Data segment:
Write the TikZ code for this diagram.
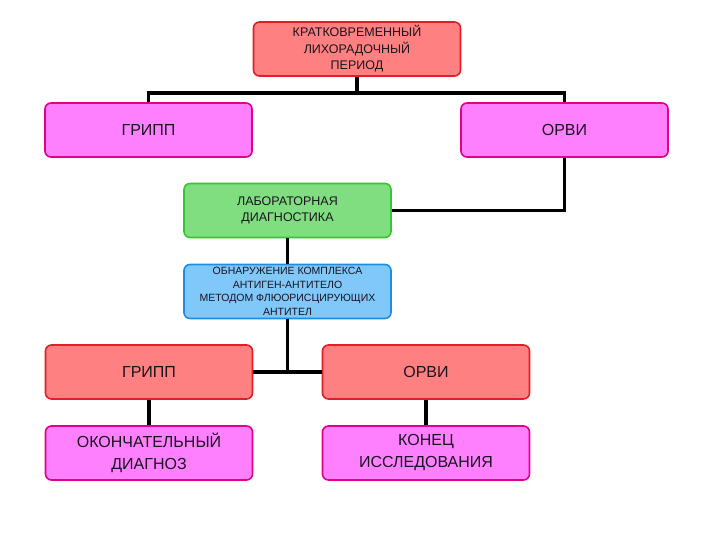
\documentclass[tikz,border=0pt]{standalone}
\usepackage{fontspec}
\setmainfont{Liberation Sans}
\usetikzlibrary{positioning}
\definecolor{salmon}{RGB}{255,128,128}
\definecolor{scarlet}{RGB}{225,30,40}
\definecolor{orchid}{RGB}{255,128,255}
\definecolor{rose}{RGB}{225,0,135}
\definecolor{mint}{RGB}{128,222,128}
\definecolor{grass}{RGB}{50,200,50}
\definecolor{sky}{RGB}{128,200,250}
\definecolor{azure}{RGB}{30,140,225}
\definecolor{ink}{RGB}{25,20,30}
\tikzset{
  box/.style={draw=#1,line width=1.6pt,rounded corners=6pt,
    minimum width=207pt,minimum height=54pt,align=center,text=ink,inner sep=2pt},
  redbox/.style={box=scarlet,fill=salmon},
  pinkbox/.style={box=rose,fill=orchid},
  greenbox/.style={box=grass,fill=mint},
  bluebox/.style={box=azure,fill=sky},
  big/.style={font=\fontsize{16}{22}\selectfont},
  mid/.style={font=\fontsize{12.5}{16.5}\selectfont},
  small/.style={font=\fontsize{10.5}{13.5}\selectfont},
  link/.style={line width=3.2pt,black},
}

\begin{document}
\begin{tikzpicture}[x=1pt,y=-1pt]
  \useasboundingbox (0,0) rectangle (720,540);
  \coordinate (split) at (357,93);
  \coordinate (join) at (287.5,372);
  \node[redbox,mid] (period) at (357,49) {КРАТКОВРЕМЕННЫЙ\\ЛИХОРАДОЧНЫЙ\\ПЕРИОД};
  \node[pinkbox,big] (flu) at (148.5,130) {ГРИПП};
  \node[pinkbox,big] (arvi) at (564.5,130) {ОРВИ};
  \node[greenbox,mid] (lab) at (287.5,210.5) {ЛАБОРАТОРНАЯ\\ДИАГНОСТИКА};
  \node[bluebox,small] (ifa) at (287.5,291.5) {ОБНАРУЖЕНИЕ КОМПЛЕКСА\\АНТИГЕН-АНТИТЕЛО\\МЕТОДОМ ФЛЮОРИСЦИРУЮЩИХ\\АНТИТЕЛ};
  \node[redbox,big] (flutest) at (149,372) {ГРИПП};
  \node[redbox,big] (arvitest) at (426,372) {ОРВИ};
  \node[pinkbox,big] (final) at (149,453) {ОКОНЧАТЕЛЬНЫЙ\\ДИАГНОЗ};
  \node[pinkbox,big] (stop) at (426,453) {КОНЕЦ\\ИССЛЕДОВАНИЯ};
  % connectors
  \draw[link] (period.south) -- (split);
  \draw[link] (flu.north) |- (split) -| (arvi.north);
  \draw[link] (arvi.south) |- (lab.east);
  \draw[link] (lab.south) -- (ifa.north);
  \draw[link] (ifa.south) -- (join);
  \draw[link] (flutest.east) -- (arvitest.west);
  \draw[link] (flutest.south) -- (final.north);
  \draw[link] (arvitest.south) -- (stop.north);
\end{tikzpicture}
\end{document}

Requirement: Skip every picture and transcribe the data above exactly.

Reply to the task:
Write the TikZ code for this diagram.
\documentclass[tikz,border=0pt]{standalone}
\usepackage{fontspec}
\setmainfont{Liberation Sans}
\usetikzlibrary{positioning}
\definecolor{salmon}{RGB}{255,128,128}
\definecolor{scarlet}{RGB}{225,30,40}
\definecolor{orchid}{RGB}{255,128,255}
\definecolor{rose}{RGB}{225,0,135}
\definecolor{mint}{RGB}{128,222,128}
\definecolor{grass}{RGB}{50,200,50}
\definecolor{sky}{RGB}{128,200,250}
\definecolor{azure}{RGB}{30,140,225}
\definecolor{ink}{RGB}{25,20,30}
\tikzset{
  box/.style={draw=#1,line width=1.6pt,rounded corners=6pt,
    minimum width=207pt,minimum height=54pt,align=center,text=ink,inner sep=2pt},
  redbox/.style={box=scarlet,fill=salmon},
  pinkbox/.style={box=rose,fill=orchid},
  greenbox/.style={box=grass,fill=mint},
  bluebox/.style={box=azure,fill=sky},
  big/.style={font=\fontsize{16}{22}\selectfont},
  mid/.style={font=\fontsize{12.5}{16.5}\selectfont},
  small/.style={font=\fontsize{10.5}{13.5}\selectfont},
  link/.style={line width=3.2pt,black},
}

\begin{document}
\begin{tikzpicture}[x=1pt,y=-1pt]
  \useasboundingbox (0,0) rectangle (720,540);
  \coordinate (split) at (357,93);
  \coordinate (join) at (287.5,372);
  \node[redbox,mid] (period) at (357,49) {КРАТКОВРЕМЕННЫЙ\\ЛИХОРАДОЧНЫЙ\\ПЕРИОД};
  \node[pinkbox,big] (flu) at (148.5,130) {ГРИПП};
  \node[pinkbox,big] (arvi) at (564.5,130) {ОРВИ};
  \node[greenbox,mid] (lab) at (287.5,210.5) {ЛАБОРАТОРНАЯ\\ДИАГНОСТИКА};
  \node[bluebox,small] (ifa) at (287.5,291.5) {ОБНАРУЖЕНИЕ КОМПЛЕКСА\\АНТИГЕН-АНТИТЕЛО\\МЕТОДОМ ФЛЮОРИСЦИРУЮЩИХ\\АНТИТЕЛ};
  \node[redbox,big] (flutest) at (149,372) {ГРИПП};
  \node[redbox,big] (arvitest) at (426,372) {ОРВИ};
  \node[pinkbox,big] (final) at (149,453) {ОКОНЧАТЕЛЬНЫЙ\\ДИАГНОЗ};
  \node[pinkbox,big] (stop) at (426,453) {КОНЕЦ\\ИССЛЕДОВАНИЯ};
  % connectors
  \draw[link] (period.south) -- (split);
  \draw[link] (flu.north) |- (split) -| (arvi.north);
  \draw[link] (arvi.south) |- (lab.east);
  \draw[link] (lab.south) -- (ifa.north);
  \draw[link] (ifa.south) -- (join);
  \draw[link] (flutest.east) -- (arvitest.west);
  \draw[link] (flutest.south) -- (final.north);
  \draw[link] (arvitest.south) -- (stop.north);
\end{tikzpicture}
\end{document}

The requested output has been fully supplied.